[GIVEN TASK]
Repeat only what lies from the line with "Output the component" to the line with "import * as", those two lines included, exactly as it stands; omit any images.

[GIVEN DATA]
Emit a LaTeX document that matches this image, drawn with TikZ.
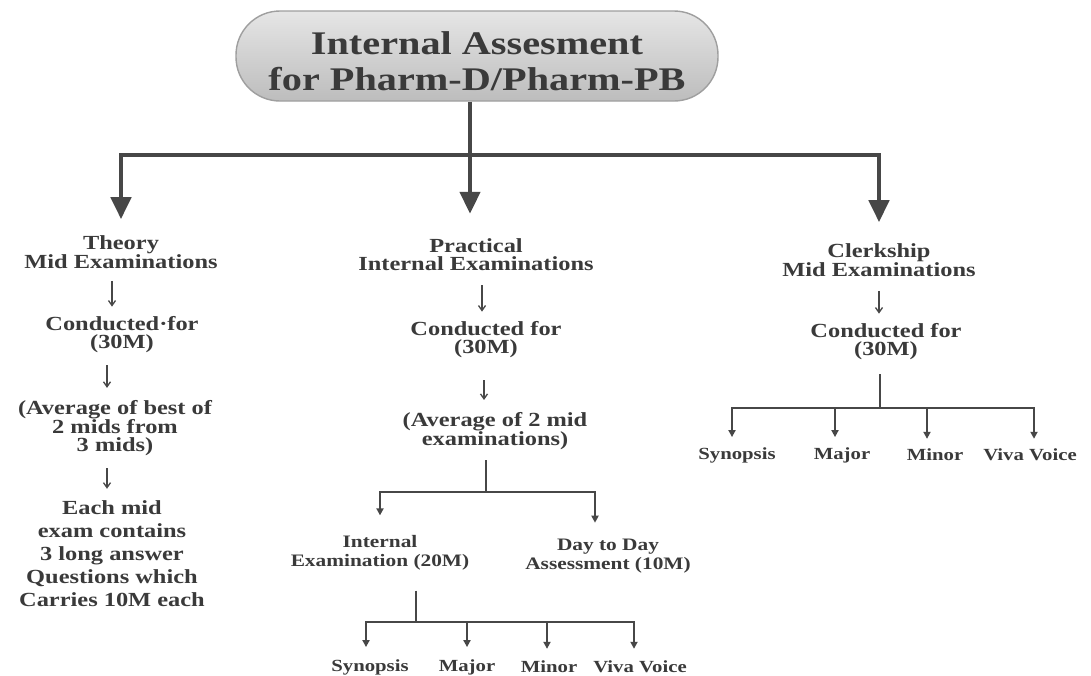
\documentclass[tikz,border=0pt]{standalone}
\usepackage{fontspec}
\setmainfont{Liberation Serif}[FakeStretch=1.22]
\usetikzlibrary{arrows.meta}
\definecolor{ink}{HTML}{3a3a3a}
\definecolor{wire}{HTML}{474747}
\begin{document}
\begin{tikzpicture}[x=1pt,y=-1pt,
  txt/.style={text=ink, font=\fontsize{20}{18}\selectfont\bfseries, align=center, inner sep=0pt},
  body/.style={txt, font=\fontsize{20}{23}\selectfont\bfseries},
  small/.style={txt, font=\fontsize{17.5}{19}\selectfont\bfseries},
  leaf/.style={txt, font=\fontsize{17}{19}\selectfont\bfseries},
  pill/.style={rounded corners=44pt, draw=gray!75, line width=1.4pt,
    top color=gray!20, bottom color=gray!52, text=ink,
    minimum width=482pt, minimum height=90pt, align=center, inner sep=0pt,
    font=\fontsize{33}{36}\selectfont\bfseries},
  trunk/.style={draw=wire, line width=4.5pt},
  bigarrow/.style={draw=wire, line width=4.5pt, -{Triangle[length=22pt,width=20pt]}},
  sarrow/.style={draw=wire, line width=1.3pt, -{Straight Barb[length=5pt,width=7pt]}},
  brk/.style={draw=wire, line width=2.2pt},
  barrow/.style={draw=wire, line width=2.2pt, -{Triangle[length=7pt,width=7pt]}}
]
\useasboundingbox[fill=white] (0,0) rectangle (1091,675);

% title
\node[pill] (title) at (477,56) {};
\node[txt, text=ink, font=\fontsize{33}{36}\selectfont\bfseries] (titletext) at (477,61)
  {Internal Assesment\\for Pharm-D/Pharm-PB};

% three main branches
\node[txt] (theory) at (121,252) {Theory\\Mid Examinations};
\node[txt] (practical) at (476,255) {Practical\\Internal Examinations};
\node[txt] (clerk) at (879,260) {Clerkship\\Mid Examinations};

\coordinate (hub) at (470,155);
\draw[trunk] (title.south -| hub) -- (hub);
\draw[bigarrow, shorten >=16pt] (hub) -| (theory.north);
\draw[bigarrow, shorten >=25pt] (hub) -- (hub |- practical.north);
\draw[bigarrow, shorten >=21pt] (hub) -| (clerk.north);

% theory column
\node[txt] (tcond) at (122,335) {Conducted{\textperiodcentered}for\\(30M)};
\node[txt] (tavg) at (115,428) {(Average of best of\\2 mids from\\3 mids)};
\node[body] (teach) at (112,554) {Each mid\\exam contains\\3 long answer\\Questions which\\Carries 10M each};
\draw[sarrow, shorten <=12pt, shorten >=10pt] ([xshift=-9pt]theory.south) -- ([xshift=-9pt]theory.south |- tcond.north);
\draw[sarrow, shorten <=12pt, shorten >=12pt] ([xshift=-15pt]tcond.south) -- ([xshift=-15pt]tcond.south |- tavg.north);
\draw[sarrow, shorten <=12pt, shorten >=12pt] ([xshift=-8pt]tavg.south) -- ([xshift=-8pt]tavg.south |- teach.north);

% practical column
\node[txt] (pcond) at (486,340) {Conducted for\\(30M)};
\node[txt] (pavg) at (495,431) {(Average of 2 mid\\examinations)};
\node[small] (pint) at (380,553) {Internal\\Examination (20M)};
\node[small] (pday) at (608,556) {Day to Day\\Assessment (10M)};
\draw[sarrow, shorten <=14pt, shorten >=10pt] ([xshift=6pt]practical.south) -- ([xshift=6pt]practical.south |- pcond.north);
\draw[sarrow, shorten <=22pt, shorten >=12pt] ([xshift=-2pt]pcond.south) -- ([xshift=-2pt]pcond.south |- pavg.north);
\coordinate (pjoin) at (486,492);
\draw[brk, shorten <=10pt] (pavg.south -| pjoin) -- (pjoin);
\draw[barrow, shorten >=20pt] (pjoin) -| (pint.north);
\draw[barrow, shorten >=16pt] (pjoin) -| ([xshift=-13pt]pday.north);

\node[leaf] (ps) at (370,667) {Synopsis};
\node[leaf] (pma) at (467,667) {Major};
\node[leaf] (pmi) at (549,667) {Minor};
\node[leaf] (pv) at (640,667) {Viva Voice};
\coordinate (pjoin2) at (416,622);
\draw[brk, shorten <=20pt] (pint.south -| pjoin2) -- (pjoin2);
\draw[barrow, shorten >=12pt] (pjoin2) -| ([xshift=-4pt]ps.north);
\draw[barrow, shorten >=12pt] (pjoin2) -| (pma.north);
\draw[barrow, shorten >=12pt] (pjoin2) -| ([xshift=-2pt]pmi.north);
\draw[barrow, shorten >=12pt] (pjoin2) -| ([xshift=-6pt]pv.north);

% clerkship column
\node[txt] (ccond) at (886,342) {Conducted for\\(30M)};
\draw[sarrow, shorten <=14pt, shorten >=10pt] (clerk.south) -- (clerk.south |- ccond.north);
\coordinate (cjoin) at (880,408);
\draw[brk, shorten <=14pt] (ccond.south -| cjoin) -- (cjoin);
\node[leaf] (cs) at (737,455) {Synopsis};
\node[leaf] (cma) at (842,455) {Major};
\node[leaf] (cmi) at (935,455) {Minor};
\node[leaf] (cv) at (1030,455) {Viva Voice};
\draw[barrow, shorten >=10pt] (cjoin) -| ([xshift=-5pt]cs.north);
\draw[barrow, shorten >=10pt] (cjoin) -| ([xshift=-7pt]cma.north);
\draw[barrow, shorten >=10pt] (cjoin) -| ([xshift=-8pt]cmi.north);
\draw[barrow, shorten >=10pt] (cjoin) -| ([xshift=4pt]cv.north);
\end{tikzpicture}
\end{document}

* * *

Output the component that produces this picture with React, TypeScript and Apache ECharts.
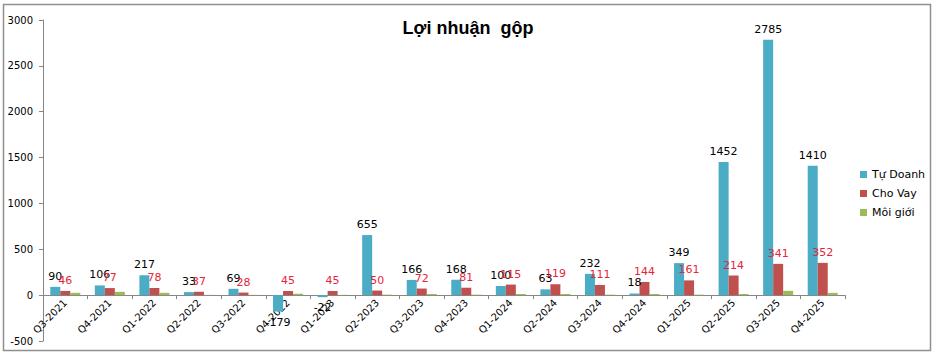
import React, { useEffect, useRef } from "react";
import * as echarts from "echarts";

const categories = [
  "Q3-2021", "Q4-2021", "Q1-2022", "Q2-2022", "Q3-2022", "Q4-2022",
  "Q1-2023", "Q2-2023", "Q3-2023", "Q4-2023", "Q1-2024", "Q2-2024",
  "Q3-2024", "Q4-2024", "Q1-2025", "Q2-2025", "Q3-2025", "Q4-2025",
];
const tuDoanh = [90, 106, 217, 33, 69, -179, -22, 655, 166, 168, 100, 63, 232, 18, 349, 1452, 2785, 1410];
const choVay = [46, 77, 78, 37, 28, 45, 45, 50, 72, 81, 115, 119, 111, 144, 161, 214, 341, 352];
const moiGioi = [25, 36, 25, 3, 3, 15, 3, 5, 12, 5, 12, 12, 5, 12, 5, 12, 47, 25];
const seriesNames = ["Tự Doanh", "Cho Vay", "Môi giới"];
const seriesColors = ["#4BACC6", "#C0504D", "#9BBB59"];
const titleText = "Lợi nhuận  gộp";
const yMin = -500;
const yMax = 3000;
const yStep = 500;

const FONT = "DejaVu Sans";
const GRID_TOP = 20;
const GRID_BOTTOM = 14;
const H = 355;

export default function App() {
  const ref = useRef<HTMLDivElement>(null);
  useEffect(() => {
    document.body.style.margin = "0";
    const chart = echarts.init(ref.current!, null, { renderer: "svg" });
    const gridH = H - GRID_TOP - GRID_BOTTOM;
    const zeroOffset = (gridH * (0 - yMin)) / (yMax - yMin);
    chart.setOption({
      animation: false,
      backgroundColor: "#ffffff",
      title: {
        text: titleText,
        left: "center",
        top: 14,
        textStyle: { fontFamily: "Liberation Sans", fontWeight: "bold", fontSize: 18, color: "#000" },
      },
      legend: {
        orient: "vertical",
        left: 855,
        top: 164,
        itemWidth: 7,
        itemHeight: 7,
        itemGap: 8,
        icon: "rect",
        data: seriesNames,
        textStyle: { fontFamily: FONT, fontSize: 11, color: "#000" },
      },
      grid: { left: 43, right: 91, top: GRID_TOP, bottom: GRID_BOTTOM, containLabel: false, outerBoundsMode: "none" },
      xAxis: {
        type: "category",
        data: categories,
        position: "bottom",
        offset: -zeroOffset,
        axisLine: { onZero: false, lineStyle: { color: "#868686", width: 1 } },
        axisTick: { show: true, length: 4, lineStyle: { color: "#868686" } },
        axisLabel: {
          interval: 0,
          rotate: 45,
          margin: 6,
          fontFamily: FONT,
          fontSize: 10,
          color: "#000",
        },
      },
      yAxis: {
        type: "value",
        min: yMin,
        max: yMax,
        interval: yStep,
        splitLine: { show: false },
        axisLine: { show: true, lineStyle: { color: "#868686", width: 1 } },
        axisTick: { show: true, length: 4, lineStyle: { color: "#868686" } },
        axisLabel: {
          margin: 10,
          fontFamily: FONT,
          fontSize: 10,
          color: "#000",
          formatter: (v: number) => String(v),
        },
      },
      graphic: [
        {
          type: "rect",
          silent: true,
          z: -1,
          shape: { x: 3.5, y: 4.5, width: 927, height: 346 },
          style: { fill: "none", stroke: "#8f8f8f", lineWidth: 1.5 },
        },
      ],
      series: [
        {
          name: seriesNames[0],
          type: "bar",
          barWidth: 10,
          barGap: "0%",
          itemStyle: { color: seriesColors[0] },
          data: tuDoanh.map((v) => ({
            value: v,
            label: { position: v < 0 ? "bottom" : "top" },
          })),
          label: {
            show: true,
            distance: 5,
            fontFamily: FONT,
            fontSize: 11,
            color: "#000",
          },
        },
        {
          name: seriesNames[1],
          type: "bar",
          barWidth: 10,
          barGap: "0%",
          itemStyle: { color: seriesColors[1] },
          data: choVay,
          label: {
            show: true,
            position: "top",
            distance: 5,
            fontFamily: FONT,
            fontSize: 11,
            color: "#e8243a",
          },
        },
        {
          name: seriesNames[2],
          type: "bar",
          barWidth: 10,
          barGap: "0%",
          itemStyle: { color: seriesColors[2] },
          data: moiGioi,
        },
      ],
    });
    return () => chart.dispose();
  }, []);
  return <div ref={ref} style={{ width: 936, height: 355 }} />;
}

* * *

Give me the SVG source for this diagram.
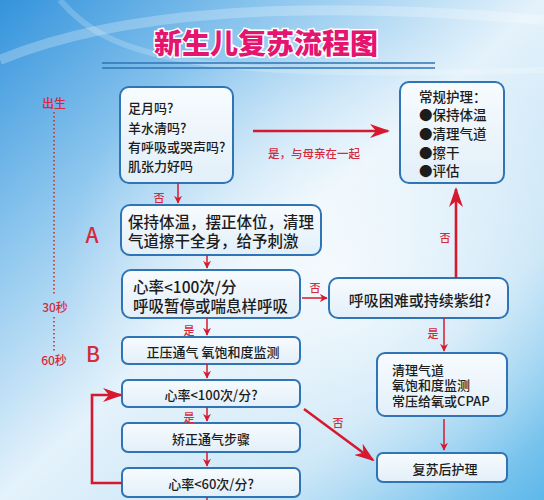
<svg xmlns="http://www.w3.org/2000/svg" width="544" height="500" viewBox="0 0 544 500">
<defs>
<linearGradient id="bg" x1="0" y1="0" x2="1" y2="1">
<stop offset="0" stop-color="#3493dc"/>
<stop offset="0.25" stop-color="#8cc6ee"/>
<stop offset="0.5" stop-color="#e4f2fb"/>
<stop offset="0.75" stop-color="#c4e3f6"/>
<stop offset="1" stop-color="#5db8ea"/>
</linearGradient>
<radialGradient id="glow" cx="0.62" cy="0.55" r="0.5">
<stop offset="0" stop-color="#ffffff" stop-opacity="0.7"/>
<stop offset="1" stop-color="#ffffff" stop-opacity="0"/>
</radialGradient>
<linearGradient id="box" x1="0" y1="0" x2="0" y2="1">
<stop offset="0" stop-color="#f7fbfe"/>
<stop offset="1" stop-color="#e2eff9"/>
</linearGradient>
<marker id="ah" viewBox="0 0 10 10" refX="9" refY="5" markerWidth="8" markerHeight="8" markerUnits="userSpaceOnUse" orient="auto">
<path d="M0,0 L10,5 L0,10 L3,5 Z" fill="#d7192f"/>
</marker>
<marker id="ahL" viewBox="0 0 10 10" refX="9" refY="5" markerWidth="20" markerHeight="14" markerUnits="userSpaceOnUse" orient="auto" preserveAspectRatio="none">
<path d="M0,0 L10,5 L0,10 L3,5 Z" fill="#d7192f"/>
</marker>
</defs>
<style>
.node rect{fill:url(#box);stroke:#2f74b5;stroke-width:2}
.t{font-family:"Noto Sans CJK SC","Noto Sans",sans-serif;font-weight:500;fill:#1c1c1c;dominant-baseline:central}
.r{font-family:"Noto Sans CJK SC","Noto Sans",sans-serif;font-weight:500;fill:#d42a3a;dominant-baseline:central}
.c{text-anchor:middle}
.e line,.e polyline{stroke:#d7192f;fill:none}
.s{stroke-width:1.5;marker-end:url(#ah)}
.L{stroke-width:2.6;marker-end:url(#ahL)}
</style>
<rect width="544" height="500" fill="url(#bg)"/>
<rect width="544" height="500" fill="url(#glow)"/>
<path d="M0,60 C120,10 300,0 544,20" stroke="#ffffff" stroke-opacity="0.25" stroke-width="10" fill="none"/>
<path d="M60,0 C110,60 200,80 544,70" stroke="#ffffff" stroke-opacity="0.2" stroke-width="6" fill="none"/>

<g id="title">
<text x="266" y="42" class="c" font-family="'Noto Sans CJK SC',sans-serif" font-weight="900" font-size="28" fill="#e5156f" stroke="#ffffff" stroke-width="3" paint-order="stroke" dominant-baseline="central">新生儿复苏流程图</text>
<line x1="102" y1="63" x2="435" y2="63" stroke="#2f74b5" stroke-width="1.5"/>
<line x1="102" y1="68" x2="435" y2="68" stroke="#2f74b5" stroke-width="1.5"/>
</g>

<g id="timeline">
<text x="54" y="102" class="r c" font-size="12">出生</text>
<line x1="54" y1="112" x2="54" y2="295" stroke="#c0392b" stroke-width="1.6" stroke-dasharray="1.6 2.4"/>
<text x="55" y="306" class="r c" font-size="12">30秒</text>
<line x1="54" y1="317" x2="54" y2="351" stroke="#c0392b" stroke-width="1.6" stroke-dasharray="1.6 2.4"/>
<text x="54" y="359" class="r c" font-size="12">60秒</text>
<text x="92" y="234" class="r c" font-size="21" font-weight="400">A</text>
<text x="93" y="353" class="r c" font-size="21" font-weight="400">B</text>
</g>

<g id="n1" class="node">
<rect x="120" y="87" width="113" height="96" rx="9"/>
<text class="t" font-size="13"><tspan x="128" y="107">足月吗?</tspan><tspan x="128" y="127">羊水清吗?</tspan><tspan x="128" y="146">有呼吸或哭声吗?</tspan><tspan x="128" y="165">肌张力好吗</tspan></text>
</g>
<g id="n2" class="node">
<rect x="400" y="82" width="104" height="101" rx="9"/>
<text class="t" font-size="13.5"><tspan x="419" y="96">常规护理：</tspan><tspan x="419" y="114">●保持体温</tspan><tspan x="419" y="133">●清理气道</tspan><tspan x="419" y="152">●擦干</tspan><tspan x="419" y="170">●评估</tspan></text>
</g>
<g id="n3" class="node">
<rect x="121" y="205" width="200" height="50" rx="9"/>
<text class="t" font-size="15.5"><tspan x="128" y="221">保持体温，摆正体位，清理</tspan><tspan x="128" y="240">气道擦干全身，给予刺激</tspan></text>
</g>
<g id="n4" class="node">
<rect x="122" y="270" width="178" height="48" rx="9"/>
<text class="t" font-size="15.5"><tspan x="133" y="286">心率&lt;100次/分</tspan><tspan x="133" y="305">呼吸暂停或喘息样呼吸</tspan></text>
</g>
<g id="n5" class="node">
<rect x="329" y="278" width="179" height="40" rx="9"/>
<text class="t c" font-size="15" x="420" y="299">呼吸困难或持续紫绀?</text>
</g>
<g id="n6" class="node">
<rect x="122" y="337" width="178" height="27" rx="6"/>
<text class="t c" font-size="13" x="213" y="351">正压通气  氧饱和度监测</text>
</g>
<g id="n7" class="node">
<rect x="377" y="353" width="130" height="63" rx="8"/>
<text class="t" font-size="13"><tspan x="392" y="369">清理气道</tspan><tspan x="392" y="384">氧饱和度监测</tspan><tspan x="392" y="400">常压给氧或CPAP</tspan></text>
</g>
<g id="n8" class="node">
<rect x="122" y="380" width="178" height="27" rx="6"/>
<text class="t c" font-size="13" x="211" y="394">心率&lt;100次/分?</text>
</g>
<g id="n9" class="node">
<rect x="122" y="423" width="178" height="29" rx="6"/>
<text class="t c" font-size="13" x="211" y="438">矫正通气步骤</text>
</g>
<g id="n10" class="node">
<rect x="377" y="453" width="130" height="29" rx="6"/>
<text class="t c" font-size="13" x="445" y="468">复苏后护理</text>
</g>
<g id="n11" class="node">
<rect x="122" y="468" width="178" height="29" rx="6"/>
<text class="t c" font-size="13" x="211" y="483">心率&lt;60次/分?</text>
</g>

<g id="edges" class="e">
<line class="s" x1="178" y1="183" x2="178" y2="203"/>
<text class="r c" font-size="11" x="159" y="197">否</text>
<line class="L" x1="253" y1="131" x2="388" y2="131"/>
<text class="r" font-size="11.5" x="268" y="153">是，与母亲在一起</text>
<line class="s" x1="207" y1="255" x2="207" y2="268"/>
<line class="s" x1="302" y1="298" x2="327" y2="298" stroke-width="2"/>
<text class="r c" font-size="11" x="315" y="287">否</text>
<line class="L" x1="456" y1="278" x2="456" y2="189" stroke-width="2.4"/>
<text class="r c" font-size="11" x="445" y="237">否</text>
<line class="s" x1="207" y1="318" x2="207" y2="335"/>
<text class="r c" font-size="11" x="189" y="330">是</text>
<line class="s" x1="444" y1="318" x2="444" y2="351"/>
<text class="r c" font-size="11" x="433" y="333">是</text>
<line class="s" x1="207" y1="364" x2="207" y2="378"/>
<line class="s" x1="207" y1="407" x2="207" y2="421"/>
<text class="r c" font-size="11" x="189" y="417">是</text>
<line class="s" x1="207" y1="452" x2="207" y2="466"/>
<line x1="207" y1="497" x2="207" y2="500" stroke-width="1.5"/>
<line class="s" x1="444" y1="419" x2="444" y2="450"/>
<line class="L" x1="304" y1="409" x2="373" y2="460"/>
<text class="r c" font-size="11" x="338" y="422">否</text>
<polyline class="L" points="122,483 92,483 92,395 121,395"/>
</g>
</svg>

[EXERCISE SOLUTION]
Output the component that produces this picture with React, TypeScript and Apache ECharts.
import React, { useEffect, useRef } from "react";
import * as echarts from "echarts";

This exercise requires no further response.